### WORK REQUIRED
Your task is to print, exactly and only, the lines from the start of the entries below through the line with "2.19, 2.05, 1.91];". Include both ends, but skip the pictures.

### RECORDS
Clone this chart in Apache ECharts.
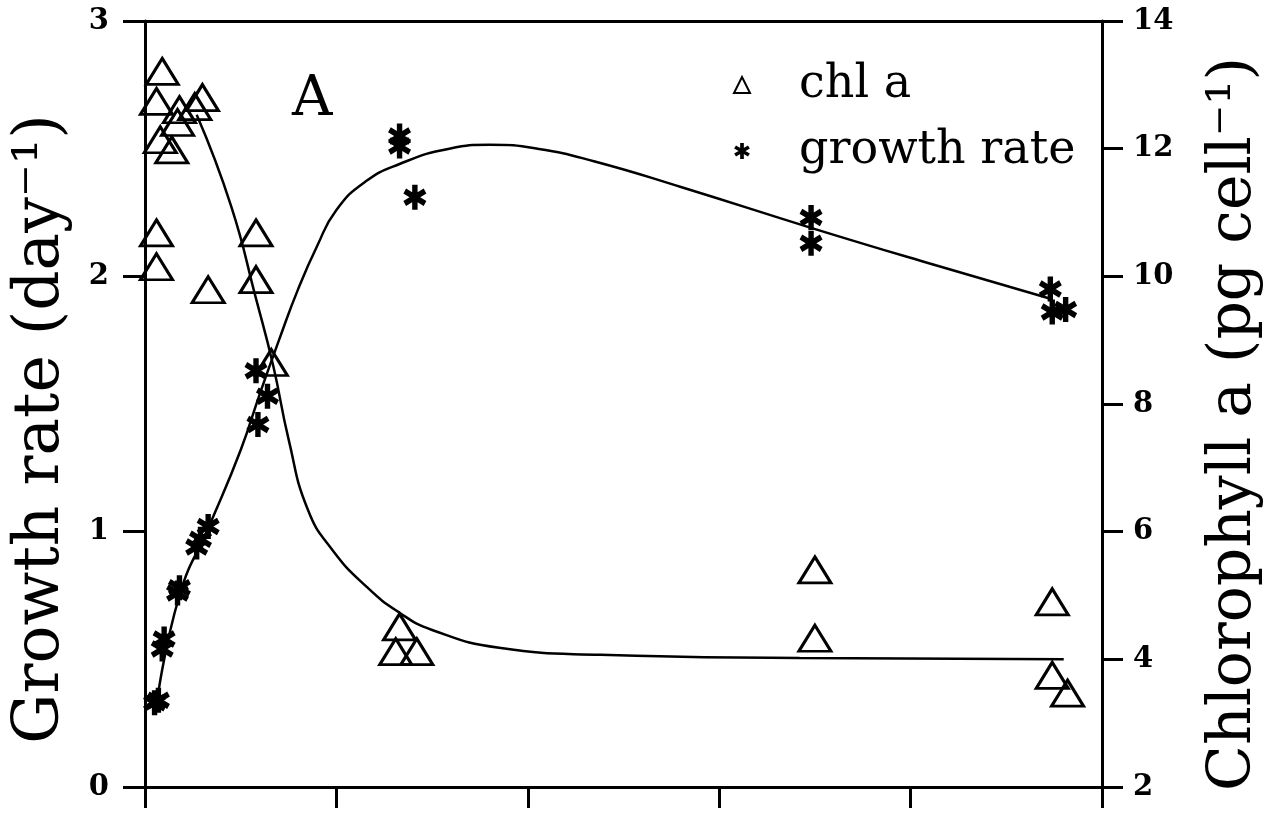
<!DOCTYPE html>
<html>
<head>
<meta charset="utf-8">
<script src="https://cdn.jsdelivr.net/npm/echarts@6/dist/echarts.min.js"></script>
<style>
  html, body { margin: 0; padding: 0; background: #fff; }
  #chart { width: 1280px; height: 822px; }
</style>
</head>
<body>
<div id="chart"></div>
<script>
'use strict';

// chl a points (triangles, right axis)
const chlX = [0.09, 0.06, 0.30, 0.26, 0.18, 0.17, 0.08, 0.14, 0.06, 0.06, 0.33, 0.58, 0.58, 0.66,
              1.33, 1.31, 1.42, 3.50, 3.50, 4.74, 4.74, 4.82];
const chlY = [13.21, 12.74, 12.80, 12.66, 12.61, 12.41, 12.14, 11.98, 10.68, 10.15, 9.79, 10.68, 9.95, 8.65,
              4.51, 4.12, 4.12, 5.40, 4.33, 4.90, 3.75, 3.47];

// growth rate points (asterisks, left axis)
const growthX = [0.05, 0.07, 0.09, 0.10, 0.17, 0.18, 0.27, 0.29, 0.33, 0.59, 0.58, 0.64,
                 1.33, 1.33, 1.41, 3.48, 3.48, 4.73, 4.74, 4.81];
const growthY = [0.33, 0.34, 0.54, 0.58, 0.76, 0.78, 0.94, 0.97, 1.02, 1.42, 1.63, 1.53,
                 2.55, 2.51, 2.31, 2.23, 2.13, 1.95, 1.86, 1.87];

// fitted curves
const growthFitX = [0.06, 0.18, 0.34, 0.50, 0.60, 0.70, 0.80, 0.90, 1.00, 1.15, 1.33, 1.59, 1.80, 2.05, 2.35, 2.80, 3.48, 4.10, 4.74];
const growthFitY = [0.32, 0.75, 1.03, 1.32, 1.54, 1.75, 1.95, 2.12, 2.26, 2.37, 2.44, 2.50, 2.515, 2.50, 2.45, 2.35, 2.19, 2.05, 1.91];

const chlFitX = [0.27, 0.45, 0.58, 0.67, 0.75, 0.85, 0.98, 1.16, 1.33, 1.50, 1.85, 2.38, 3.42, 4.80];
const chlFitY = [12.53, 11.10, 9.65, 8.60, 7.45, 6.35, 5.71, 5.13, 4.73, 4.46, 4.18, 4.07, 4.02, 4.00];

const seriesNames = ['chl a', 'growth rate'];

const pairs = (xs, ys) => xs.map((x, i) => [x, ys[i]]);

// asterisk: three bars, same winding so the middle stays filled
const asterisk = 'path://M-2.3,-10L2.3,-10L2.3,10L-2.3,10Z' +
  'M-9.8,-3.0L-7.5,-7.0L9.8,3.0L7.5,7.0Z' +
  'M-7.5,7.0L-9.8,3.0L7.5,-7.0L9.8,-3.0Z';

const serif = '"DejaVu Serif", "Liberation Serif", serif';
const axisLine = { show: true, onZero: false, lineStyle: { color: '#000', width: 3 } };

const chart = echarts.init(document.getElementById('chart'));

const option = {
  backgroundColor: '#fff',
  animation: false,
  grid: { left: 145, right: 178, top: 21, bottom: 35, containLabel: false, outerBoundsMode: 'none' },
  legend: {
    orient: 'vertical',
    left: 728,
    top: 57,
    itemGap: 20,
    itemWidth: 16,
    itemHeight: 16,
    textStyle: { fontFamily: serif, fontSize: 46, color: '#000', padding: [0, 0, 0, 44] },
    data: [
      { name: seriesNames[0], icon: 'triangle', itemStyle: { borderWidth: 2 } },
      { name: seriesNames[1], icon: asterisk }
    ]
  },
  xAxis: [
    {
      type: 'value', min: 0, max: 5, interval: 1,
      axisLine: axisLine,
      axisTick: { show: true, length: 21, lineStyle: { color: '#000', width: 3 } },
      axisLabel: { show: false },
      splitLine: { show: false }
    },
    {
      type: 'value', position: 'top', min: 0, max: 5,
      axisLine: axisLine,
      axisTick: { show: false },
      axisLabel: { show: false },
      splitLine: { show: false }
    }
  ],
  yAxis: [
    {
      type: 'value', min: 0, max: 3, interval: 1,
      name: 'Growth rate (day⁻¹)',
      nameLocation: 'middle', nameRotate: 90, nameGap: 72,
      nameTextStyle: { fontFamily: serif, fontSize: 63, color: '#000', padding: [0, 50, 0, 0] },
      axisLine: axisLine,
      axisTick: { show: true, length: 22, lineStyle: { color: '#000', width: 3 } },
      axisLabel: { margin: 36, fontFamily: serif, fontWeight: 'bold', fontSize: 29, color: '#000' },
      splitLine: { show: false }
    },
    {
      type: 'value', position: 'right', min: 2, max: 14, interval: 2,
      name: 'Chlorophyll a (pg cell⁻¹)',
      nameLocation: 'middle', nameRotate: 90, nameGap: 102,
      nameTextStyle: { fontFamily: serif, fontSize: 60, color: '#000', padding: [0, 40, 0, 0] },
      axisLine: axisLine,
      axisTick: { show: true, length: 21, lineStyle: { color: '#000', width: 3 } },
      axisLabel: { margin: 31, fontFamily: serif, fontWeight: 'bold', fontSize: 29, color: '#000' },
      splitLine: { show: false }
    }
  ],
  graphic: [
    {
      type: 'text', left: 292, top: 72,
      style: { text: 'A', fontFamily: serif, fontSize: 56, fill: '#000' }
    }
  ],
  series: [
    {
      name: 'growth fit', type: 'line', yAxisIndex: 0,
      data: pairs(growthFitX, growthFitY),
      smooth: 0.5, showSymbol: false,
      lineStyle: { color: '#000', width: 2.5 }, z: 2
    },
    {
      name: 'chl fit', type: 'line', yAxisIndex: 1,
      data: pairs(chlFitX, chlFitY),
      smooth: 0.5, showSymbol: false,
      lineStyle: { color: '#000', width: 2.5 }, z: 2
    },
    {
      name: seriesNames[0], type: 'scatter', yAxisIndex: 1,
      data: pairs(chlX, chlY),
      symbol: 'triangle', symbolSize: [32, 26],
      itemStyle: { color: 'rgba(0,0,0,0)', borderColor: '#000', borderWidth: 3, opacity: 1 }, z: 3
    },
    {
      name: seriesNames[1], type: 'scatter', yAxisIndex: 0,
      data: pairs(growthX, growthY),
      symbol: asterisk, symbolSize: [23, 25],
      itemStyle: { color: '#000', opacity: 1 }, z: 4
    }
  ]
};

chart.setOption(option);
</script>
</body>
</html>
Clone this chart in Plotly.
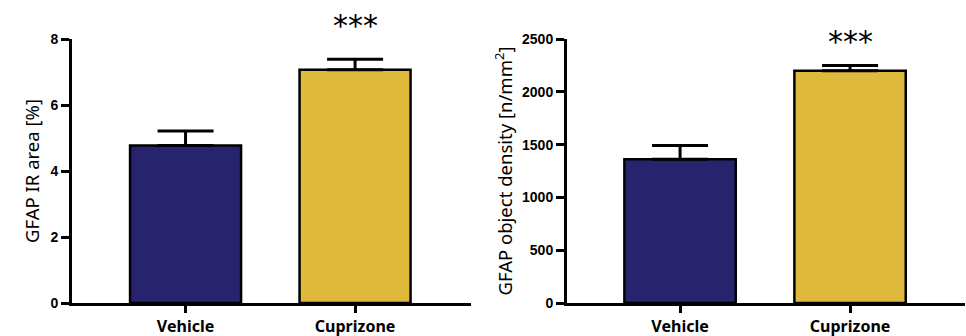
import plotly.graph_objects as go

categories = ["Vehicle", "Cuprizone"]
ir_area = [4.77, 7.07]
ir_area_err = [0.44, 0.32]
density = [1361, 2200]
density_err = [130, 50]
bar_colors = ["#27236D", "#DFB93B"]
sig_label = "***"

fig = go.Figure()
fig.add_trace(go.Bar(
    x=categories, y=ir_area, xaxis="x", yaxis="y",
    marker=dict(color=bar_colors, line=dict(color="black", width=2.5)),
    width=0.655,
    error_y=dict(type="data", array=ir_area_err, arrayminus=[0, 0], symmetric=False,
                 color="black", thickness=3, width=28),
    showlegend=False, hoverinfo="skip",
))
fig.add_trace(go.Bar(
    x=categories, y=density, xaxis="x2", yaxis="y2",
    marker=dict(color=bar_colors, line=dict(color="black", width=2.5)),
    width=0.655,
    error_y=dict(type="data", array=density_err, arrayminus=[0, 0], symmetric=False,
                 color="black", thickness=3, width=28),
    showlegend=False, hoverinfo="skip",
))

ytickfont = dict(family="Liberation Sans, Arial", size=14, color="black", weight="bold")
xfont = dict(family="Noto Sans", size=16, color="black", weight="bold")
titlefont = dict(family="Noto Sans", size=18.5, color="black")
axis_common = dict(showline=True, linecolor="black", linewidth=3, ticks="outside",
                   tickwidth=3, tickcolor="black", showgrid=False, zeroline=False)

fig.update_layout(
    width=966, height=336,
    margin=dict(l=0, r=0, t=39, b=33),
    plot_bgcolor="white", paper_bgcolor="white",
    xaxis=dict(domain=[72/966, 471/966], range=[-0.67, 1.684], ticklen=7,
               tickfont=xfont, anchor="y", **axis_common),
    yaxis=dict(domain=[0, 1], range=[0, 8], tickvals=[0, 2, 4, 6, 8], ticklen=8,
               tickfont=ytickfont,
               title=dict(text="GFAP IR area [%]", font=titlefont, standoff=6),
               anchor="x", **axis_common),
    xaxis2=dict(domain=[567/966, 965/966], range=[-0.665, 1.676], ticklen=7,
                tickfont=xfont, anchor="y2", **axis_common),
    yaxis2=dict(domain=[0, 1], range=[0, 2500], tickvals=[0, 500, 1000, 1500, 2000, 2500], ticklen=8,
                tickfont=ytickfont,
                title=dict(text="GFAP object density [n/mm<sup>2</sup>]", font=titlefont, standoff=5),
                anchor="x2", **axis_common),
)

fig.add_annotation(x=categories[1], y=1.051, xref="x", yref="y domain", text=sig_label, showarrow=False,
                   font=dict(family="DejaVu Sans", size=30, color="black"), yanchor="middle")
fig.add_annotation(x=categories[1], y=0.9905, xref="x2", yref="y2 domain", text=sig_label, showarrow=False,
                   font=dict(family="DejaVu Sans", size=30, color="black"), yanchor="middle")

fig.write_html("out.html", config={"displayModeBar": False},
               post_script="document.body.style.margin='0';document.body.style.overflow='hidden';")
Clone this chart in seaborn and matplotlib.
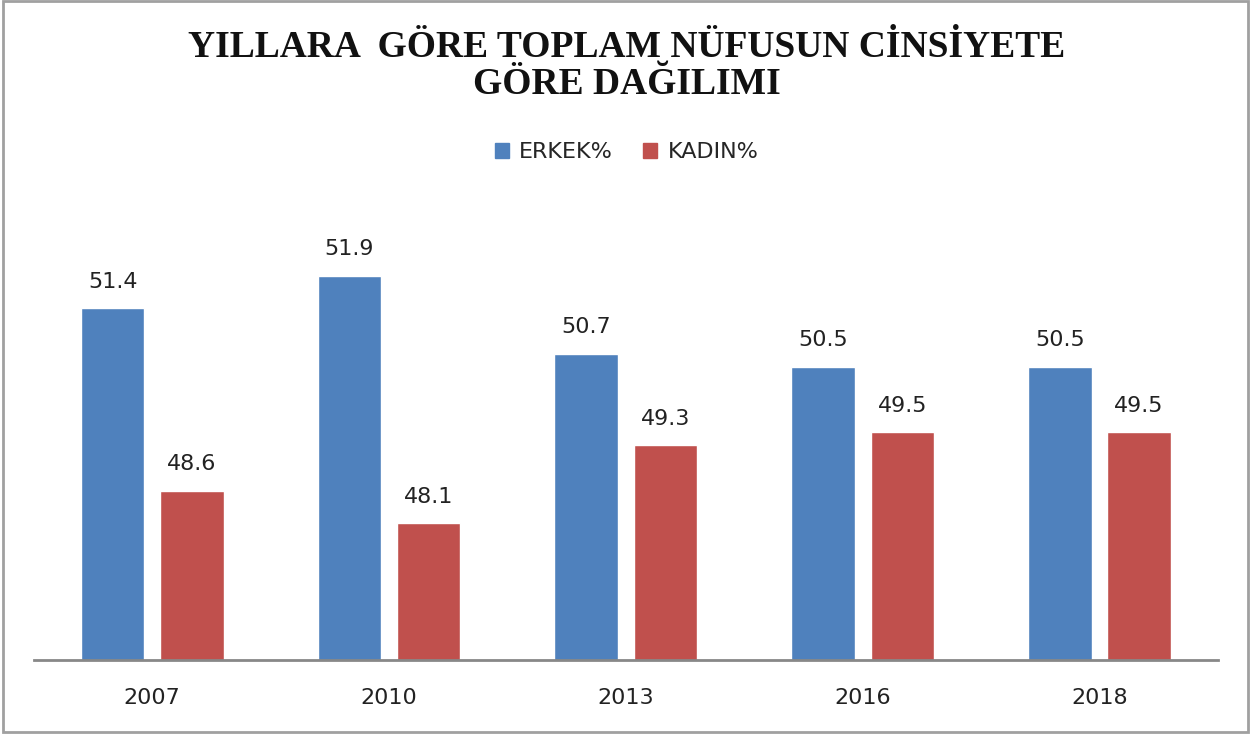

### EXERCISE RESULT
Clone this chart in Apache ECharts.
<!DOCTYPE html>
<html>
<head>
<meta charset="utf-8">
<script src="https://cdn.jsdelivr.net/npm/echarts@6/dist/echarts.min.js"></script>
<style>
  html, body { margin: 0; padding: 0; background: #fff; }
  #chart { width: 1280px; height: 822px; }
</style>
</head>
<body>
<div id="chart"></div>
<script>
'use strict';

// chl a points (triangles, right axis)
const chlX = [0.09, 0.06, 0.30, 0.26, 0.18, 0.17, 0.08, 0.14, 0.06, 0.06, 0.33, 0.58, 0.58, 0.66,
              1.33, 1.31, 1.42, 3.50, 3.50, 4.74, 4.74, 4.82];
const chlY = [13.21, 12.74, 12.80, 12.66, 12.61, 12.41, 12.14, 11.98, 10.68, 10.15, 9.79, 10.68, 9.95, 8.65,
              4.51, 4.12, 4.12, 5.40, 4.33, 4.90, 3.75, 3.47];

// growth rate points (asterisks, left axis)
const growthX = [0.05, 0.07, 0.09, 0.10, 0.17, 0.18, 0.27, 0.29, 0.33, 0.59, 0.58, 0.64,
                 1.33, 1.33, 1.41, 3.48, 3.48, 4.73, 4.74, 4.81];
const growthY = [0.33, 0.34, 0.54, 0.58, 0.76, 0.78, 0.94, 0.97, 1.02, 1.42, 1.63, 1.53,
                 2.55, 2.51, 2.31, 2.23, 2.13, 1.95, 1.86, 1.87];

// fitted curves
const growthFitX = [0.06, 0.18, 0.34, 0.50, 0.60, 0.70, 0.80, 0.90, 1.00, 1.15, 1.33, 1.59, 1.80, 2.05, 2.35, 2.80, 3.48, 4.10, 4.74];
const growthFitY = [0.32, 0.75, 1.03, 1.32, 1.54, 1.75, 1.95, 2.12, 2.26, 2.37, 2.44, 2.50, 2.515, 2.50, 2.45, 2.35, 2.19, 2.05, 1.91];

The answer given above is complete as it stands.